14 September 2017

DESPERTAR


Desde há anos que os R.E.M. (via Peter Buck) e as Sleater-Kinney (via Corin Tucker) alimentavam uma discreta sociedade de mútua admiração. Tanto assim que, logo a seguir ao "harakiri" do grupo de Michael Stipe, em 2011, e durante a suspensão de actividades das pós-"riot grrrls" de Olympia, entre 2007 e 2014, Buck e Tucker começaram, sem demasiada pressa, a reunir as peças para o que, sob o nome de Filthy Friends, haveria de ser a mais recente encarnação de uma das assombrações da história do rock: o “supergrupo”. Acolheriam a bordo Scott McCaughey, Bill Rieflin (antigos "compagnons de route" dos R.E.M.), Kurt Bloch (veterano da cena alternativa de Seattle), e, episodicamente, Krist Novoselic (Nirvana). Se, de início, o pretexto era o de actuar como banda de "covers" de David Bowie – e foi nessa qualidade que, em Janeiro do ano passado, uma semana após a morte de Bowie, se apresentaram no “Todos Santos Music Festival”, anualmente organizado por Peter Buck na Baja California –, ainda em 2012, Buck e Tucker tiveram uma visão do futuro e ele era assustador. E, meio século depois de Dylan, decidiram-se a escrever a "The Times They Are A-Changin’" contemporânea. 

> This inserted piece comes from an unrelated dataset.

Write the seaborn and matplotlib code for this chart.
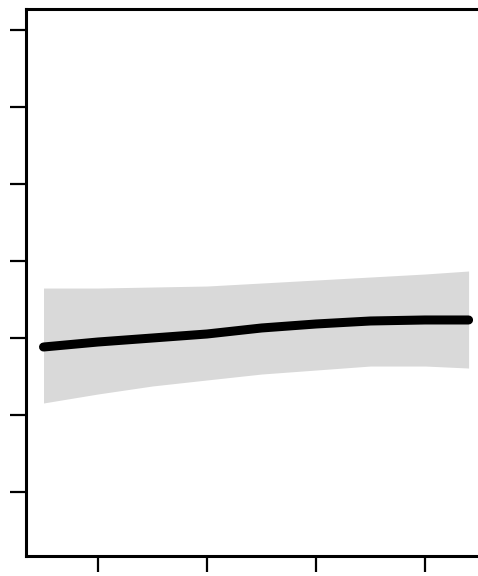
import numpy as np
import pandas as pd
import matplotlib
matplotlib.use("Agg")
import matplotlib.pyplot as plt
import seaborn as sns

# --- data ---
x_vals = [0.5, 1.0, 1.5, 2.0, 2.5, 3.0, 3.5, 4.0, 4.4]
fit = [2.883, 2.948, 3.000, 3.052, 3.130, 3.182, 3.221, 3.234, 3.234]
upper = [3.649, 3.649, 3.662, 3.675, 3.714, 3.753, 3.792, 3.831, 3.870]
lower = [2.156, 2.273, 2.377, 2.455, 2.532, 2.584, 2.636, 2.636, 2.610]
x_ticks = [1, 2, 3, 4]
y_ticks = [1, 2, 3, 4, 5, 6, 7]

df = pd.DataFrame({"x": x_vals, "fit": fit, "upper": upper, "lower": lower})

sns.set_style("ticks")
fig = plt.figure(figsize=(4.78, 5.76), dpi=100)
ax = fig.add_axes([26 / 478, 20 / 576, 1 - 26 / 478, 547 / 576])

ax.fill_between(df["x"], df["lower"], df["upper"], color="#d9d9d9", linewidth=0)
sns.lineplot(data=df, x="x", y="fit", ax=ax, color="black", linewidth=6.5,
             solid_capstyle="round")

ax.set_xlim(1 - 72 / 109, 4 + 53 / 109)
ax.set_ylim(1 - 64 / 77, 7 + 21 / 77)
ax.set_xticks(x_ticks)
ax.set_yticks(y_ticks)
ax.set_xticklabels([])
ax.set_yticklabels([])
ax.set_xlabel("")
ax.set_ylabel("")

for side in ["left", "bottom", "top"]:
    ax.spines[side].set_linewidth(2.2)
    ax.spines[side].set_color("black")
ax.spines["right"].set_visible(False)
ax.tick_params(axis="both", direction="out", length=11.5, width=1.6, color="black")

fig.savefig("out.png", dpi=100)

Só a publicariam, porém, em 2016, no último mês da campanha presidencial, no site “30 Days 30 Songs – Musicians for a Trump Free America”, declarando: “Já antes de Trump anunciar a candidatura, apercebemo-nos de quanto o país estava a mudar cultural e politicamente. A realidade é ainda mais feia e desanimadora. Desejamos de todo o coração poder dizer ‘adiós’ a Trump no dia da eleição”. Como bem sabemos, não puderam. Mas, agora que os Filthy Friends publicam o primeiro álbum (Invitation), na voz de Corin – algo entre Grace Slick e Patti Smith –, "Despierta" soa, paradoxalmente, ainda mais poderosa: “Despierta, senador, the time is nearly here, the gold watch strapped around your wrist must have stopped some time ago, the day is fading quickly and the hour is nearly here, the whitest chalk upon this land is about to disappear, holding onto the past won’t make it repeat, it’s time to get up, I think you’re in my seat (…), your time is over, your power’s peaked, adiós, senador, I have come to get the keys”. Será, inevitavelmente, a bandeira que irá à frente num desfile de 12 belíssimas canções sobre as quais, naturalmente, a sombra dos R.E.M. paira. Mas também as dos Television, dos T. Rex ou dos Pixies contribuem para que, neste caso, “supergrupo” deva ser lido literalmente.